Он не мог ни видеть их, ни слышать, но они возникали, просачивались в дом, раздвигая тени, распространяясь по комнате, словно дым. Он чувствовал, как они собираются рядом, пока он работал, толпятся у стола, заглядывают через плечо. Он их не боялся. Да в них и не было ни угрозы, ни ледяного зла. Ничего страшного или неприятного. Просто ощущение, что они тут, с ним, наблюдают терпеливо, с интересом, без ненависти или злорадства. В его представлении они были чем-то вроде сборища призрачных туристов из неведомого далека: мол, здесь мы видим человека двадцать первого века в его природной среде, отметьте детали грубой материальности, даже можно сказать, вещественности; пожалуйста, не допускайте взаимодействия фаз… Он прислушивался к одобрительно бормочущим почти слышимым голосам не громче шелеста мотыльковых крыльев.
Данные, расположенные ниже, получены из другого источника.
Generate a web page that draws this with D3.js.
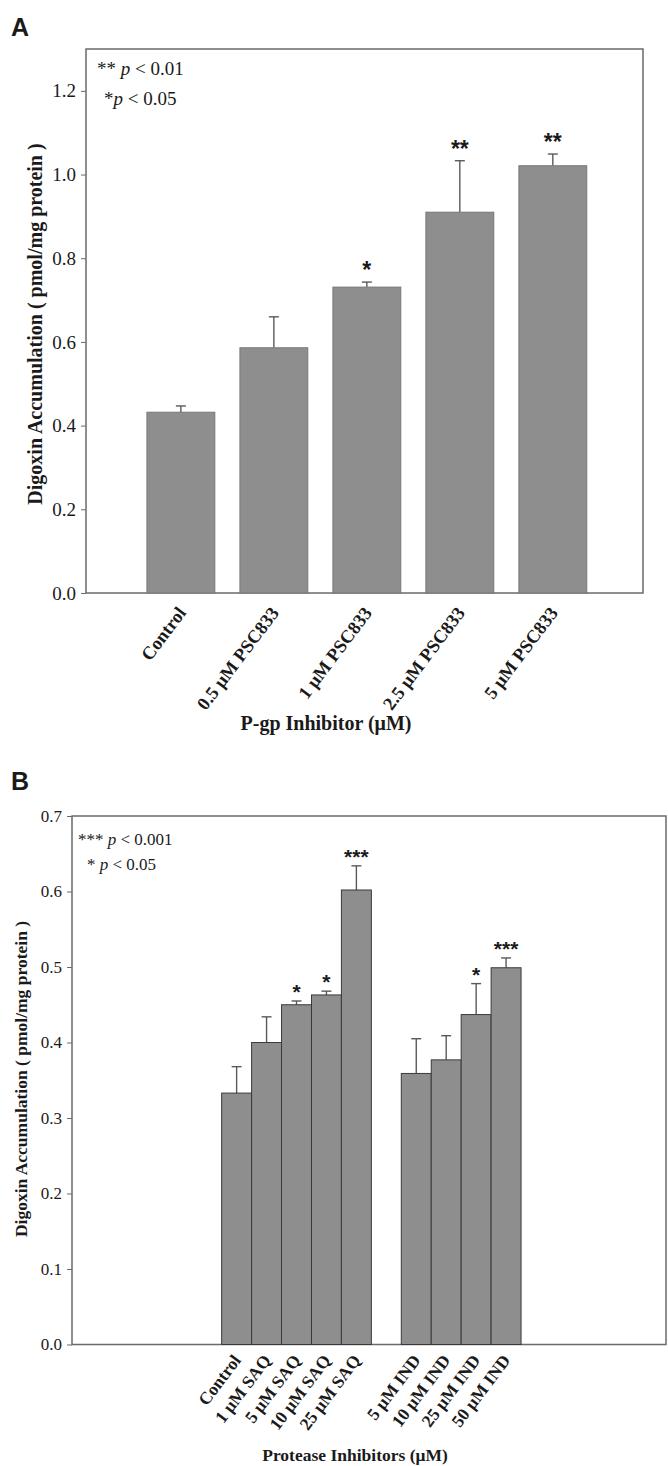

Клиенты «Грей Лайн Турз», откуда-то из тысячелетий, движимые неукротимым любопытством и желанием собственными глазами убедиться, как жили там, в не столь просвещенных веках.
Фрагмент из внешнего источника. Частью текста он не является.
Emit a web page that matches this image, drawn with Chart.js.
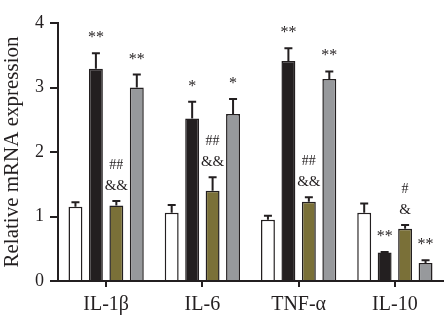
<!DOCTYPE html>
<html>
<head>
<meta charset="utf-8">
<script src="https://cdn.jsdelivr.net/npm/chart.js@4"></script>
<style>
  html, body { margin: 0; padding: 0; background: #fff; }
  #wrap { width: 446px; height: 322px; }
</style>
</head>
<body>
<div id="wrap"><canvas id="mrnaCanvas"></canvas></div>
<script>
const genes = ["IL-1β", "IL-6", "TNF-α", "IL-10"];

// group means
const ctrlVals  = [1.15, 1.06, 0.95, 1.06];
const modelVals = [3.29, 2.52, 3.41, 0.44];
const treatVals = [1.17, 1.40, 1.23, 0.81];
const otherVals = [3.00, 2.59, 3.13, 0.28];

// upper error (SD)
const ctrlSd  = [0.07, 0.12, 0.06, 0.14];
const modelSd = [0.24, 0.26, 0.20, 0.01];
const treatSd = [0.07, 0.21, 0.07, 0.06];
const otherSd = [0.20, 0.23, 0.12, 0.04];

// significance marks above each bar
const ctrlMarks  = ["", "", "", ""];
const modelMarks = ["**", "*", "**", "**"];
const treatMarks = ["##\n&&", "##\n&&", "##\n&&", "#\n&"];
const otherMarks = ["**", "*", "**", "**"];

const yTicks = [0, 1, 2, 3, 4];

const ink = "#231f20";
const serif = "'Liberation Serif', 'DejaVu Serif', serif";

const markSize = { "*": 16, "#": 14, "&": 15 };

const errorBars = {
  id: "errorBars",
  afterDatasetsDraw(chart) {
    const ctx = chart.ctx;
    const y = chart.scales.y;
    chart.data.datasets.forEach((ds, i) => {
      const meta = chart.getDatasetMeta(i);
      meta.data.forEach((bar, j) => {
        const top = y.getPixelForValue(ds.data[j] + ds.sd[j]);
        ctx.save();
        ctx.strokeStyle = ink;
        ctx.lineWidth = 2;
        ctx.beginPath();
        ctx.moveTo(bar.x, bar.y);
        ctx.lineTo(bar.x, top);
        ctx.moveTo(bar.x - 4, top);
        ctx.lineTo(bar.x + 4, top);
        ctx.stroke();

        const lines = ds.marks[j] ? ds.marks[j].split("\n") : [];
        ctx.fillStyle = ink;
        ctx.textAlign = "center";
        ctx.textBaseline = "alphabetic";
        let base = top - 11;
        for (let k = lines.length - 1; k >= 0; k--) {
          const txt = lines[k];
          ctx.font = (markSize[txt[0]] || 15) + "px " + serif;
          ctx.fillText(txt, bar.x, base);
          base -= 21;
        }
        ctx.restore();
      });
    });
  }
};

new Chart(document.getElementById("mrnaCanvas"), {
  type: "bar",
  data: {
    labels: genes,
    datasets: [
      { data: ctrlVals,  sd: ctrlSd,  marks: ctrlMarks,  backgroundColor: "#ffffff" },
      { data: modelVals, sd: modelSd, marks: modelMarks, backgroundColor: "#231f20" },
      { data: treatVals, sd: treatSd, marks: treatMarks, backgroundColor: "#7a7038" },
      { data: otherVals, sd: otherSd, marks: otherMarks, backgroundColor: "#97999c" }
    ].map(d => Object.assign(d, {
      borderColor: ink,
      borderWidth: 1.5,
      categoryPercentage: 0.85,
      barPercentage: 0.68
    }))
  },
  options: {
    responsive: true,
    maintainAspectRatio: false,
    animation: false,
    layout: { padding: { top: 23, right: 3, left: 0, bottom: 0 } },
    plugins: { legend: { display: false }, tooltip: { enabled: false } },
    scales: {
      x: {
        afterFit: s => { s.height = 41; },
        grid: { offset: false, drawOnChartArea: false, tickLength: 6, color: ink, lineWidth: 2 },
        border: { color: ink, width: 2 },
        ticks: { color: ink, padding: 6, font: { family: serif, size: 20 } }
      },
      y: {
        min: 0,
        max: 4,
        afterFit: s => { s.width = 58; },
        afterBuildTicks: s => { s.ticks = yTicks.map(v => ({ value: v })); },
        grid: { drawOnChartArea: false, tickLength: 8, color: ink, lineWidth: 2 },
        border: { color: ink, width: 2 },
        ticks: { color: ink, padding: 6, font: { family: serif, size: 18 } },
        title: {
          display: true,
          text: "Relative mRNA expression",
          color: ink,
          padding: 0,
          font: { family: serif, size: 21 }
        }
      }
    }
  },
  plugins: [errorBars]
});
</script>
</body>
</html>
Иногда он дружелюбно кивал гостям, соседям, перекинувшим мостик через бездну времени, иногда же улыбался себе под нос и бормотал:
— Старческое слабоумие.
Они оставались с ним на всю ночь, глядя, как он работает, сопровождали в ванную комнату — смотрите, смотрите — и волочились по пятам, куда бы он ни шел. Словом, компания ничем не хуже котов: раньше он всегда держал котов. Теперь же пришлось от них отказаться: он состарился, до конца осталось совсем немного, а когда он умрет, грех бросать любимца на произвол судьбы. Преимущество этих гостей в том, что их хотя бы кормить не надо.
Он с трудом противился искушению заговорить с ними, боясь, что они ответят, и тогда придется либо принимать их всерьез, как реальное явление, либо признать это симптомом того, что разум наконец уступил натиску лет: еще одна веха в его долгом, медленном падении в пропасть, именуемую смертью.
Иногда, когда на него находило, он мог позволить себе роскошь выглянуть за дверь спальни и сердечно пожелать тянувшимся за ним теням доброй ночи. Правда, ответа никогда не получал.
И дом замирал, наполненный тяжелым молчанием и сном, а они продолжали наблюдать сквозь темноту.